Arriving at year’s end, it’s time to open the books. The stats project an awesome shadow, but are vague. No nuance but a fortress of trying. Therefore I will elaborate on each metric and try to illuminate what I think counts.
Les chiffres 2023
790 training hours
361691m d+ (1.2 million ft)
7318km (4547 miles)
Time
Altogether a nice distribution and a metric that matters a lot to me. Training time shows dedication and consistency. I never train to ‘kill time’, and that’s why, like all these metrics, more for more is not the point.
The goal is to maximize the possible, get what you can with what you have on a daily basis.
Notes:
Cross training goes a long way to pad these figures.
Sept/Oct were soft due to UTMB complications and atypical build-up to Les Templiers
Winter training is underway!
Climb
Digesting this chart chronologically:
Winter hit-and miss: After a long recovery from the Grand Raid + holidays in Ohio, I was de-trained.
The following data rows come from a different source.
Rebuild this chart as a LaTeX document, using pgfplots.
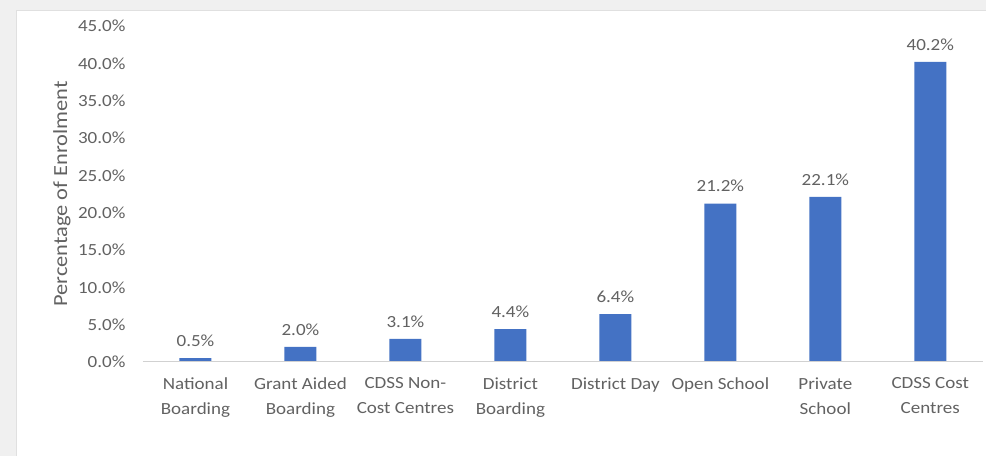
\documentclass[border=0pt]{standalone}
\usepackage{pgfplots}
\pgfplotsset{compat=1.18}
\usepackage{fontspec}
\setmainfont{Carlito}[FakeStretch=1.12]
\definecolor{barblue}{HTML}{4472C4}
\definecolor{txt}{HTML}{626262}
\begin{document}
\begin{tikzpicture}[x=1pt,y=1pt]
\fill[black!6] (0,0) rectangle (986,456);
\fill[white] (16,0) rectangle (986,446);
\draw[black!12] (16,0) -- (16,446) -- (986,446);
\begin{axis}[
  at={(143pt,94pt)}, anchor=south west,
  scale only axis, width=840pt, height=336pt,
  xmin=-0.5, xmax=7.5, ymin=0, ymax=45,
  ybar, bar width=32pt,
  axis line style={draw=none},
  major tick length=0pt,
  /pgf/number format/assume math mode=true,
  ytick={0,5,...,45},
  yticklabel={\pgfmathprintnumber[fixed,fixed zerofill,precision=1]{\tick}\%},
  yticklabel style={font=\fontsize{17}{19}\selectfont, text=txt, xshift=-14pt},
  xtick=data,
  xticklabels={{National\\Boarding},{Grant Aided\\Boarding},{CDSS Non-\\Cost Centres},{District\\Boarding},{District Day},{Open School},{Private\\School},{CDSS Cost\\Centres}},
  xticklabel style={font=\fontsize{17}{25}\selectfont, text=txt, align=center, yshift=-12pt},
  ylabel={Percentage of Enrolment},
  every axis y label/.style={at={(axis description cs:-0.0964,0.5)}, rotate=90, anchor=center, font=\fontsize{20}{22}\selectfont, text=txt},
  nodes near coords={\pgfmathprintnumber[fixed,fixed zerofill,precision=1]{\pgfplotspointmeta}\%},
  nodes near coords style={font=\fontsize{17}{19}\selectfont, text=txt, anchor=south, yshift=8pt},
  clip=false,
]
\addplot[fill=barblue, draw=none] coordinates {(0,0.5) (1,2.0) (2,3.1) (3,4.4) (4,6.4) (5,21.2) (6,22.1) (7,40.2)};
\draw[black!18, line width=1pt] (axis cs:-0.5,0) -- (axis cs:7.5,0);
\end{axis}
\end{tikzpicture}
\end{document}
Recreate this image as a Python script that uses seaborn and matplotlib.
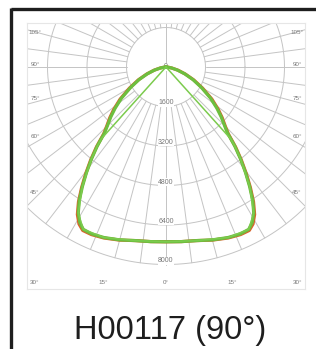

Fortunately I found good form building to Penyagolosa, hitting solid numbers throughout block 1. Notice my “reverse-taper” strategy, which yielded a good result.
Block 2 grind it out: I jumped back into training too quickly and picked up some tendonitis in my knee which effected training leading to Andorra, but still got the job done.
Block 3 crushing workouts: This time I respected the recovery before getting back into training for UTMB. I am proud of the work I did, despite not having a result to justify the effort.
Block 4 something to prove: The lack of climbing is evident and corresponds with diminished training volume to allow for more intensity.
Winter On-Target: Carrying the momentum of a good year into winter, I am logging extensive time and vert.
More on Climbing
Vert is a proxy for intensity. When you start running and hiking up-mountain, it hurts. The body is working hard against gravity.
With practice you get stronger and aerobically fit. Eventually going uphill can be done efficiently and the fruits of labor are ready for harvest.
For context: a jog up a 20% grade will push my HR from 120 → 148 (on the cusp of the first ventilatory threshold). The equivalent intensity on the flats are sub 6 minute miles (3:45 min/km).
Considering my training is vertically oriented 5-6 days a week, I spend a ton of time locked into upper aerobic intensity without the injury risk of running a lot of fast miles.
It’s no wonder the king of trails, Killian Jornet, logged over 500,000m of climbing this year, and every year for the past decade.
Given that I did 70% of the vert as Killian, there is plenty of room to grow, which leads us to the question, how much is too much?
He crushes half his climbing/year on the skis and I don’t believe there is a limit to low impact climbing.
I do think that too much run vert, which inevitably requires getting down should be tempered.
Finding ways to use vertical gain as a tool for good and not destruction is essential. I stomached 280000m of gain and loss running trails and roads.
Looking ahead I am not interested in boosting this number, but becoming smarter in my applications of climbing and continuing to source vert from other modalities (ski, treadmill, bike).
Distance
The folly of focusing on distance
We define a race first by its distance. We hold bigger races in greater prestige. Marathon vs. 10k, UTMB vs CCC.
This bias to more = better is a shit way to train. Of course to become a decent runner, you must run a lot. But eventually the pressure we put on ourselves to do a little more every week will result in injury.
Unless we are talking about preparing for flat races, distance is only relevant when combined with speed or vertical gain. Otherwise it’s a senseless beating.
Don’t get me wrong, I am a glutton for punishment. But distance has rapidly become my least favorite training metric.
If you train a lot, the miles flow. There are more valuble things to focus on.
Year over Year
Training hours +8.8%
Climbing +24.5%
Distance (run) +0.5%
The Lag
The work you do in one year lays the foundation for the next. The results I achieved this year were more a product of last years hard work (and continued effort) than any race-prep block.
If this theory has any merit, next year should be interesting.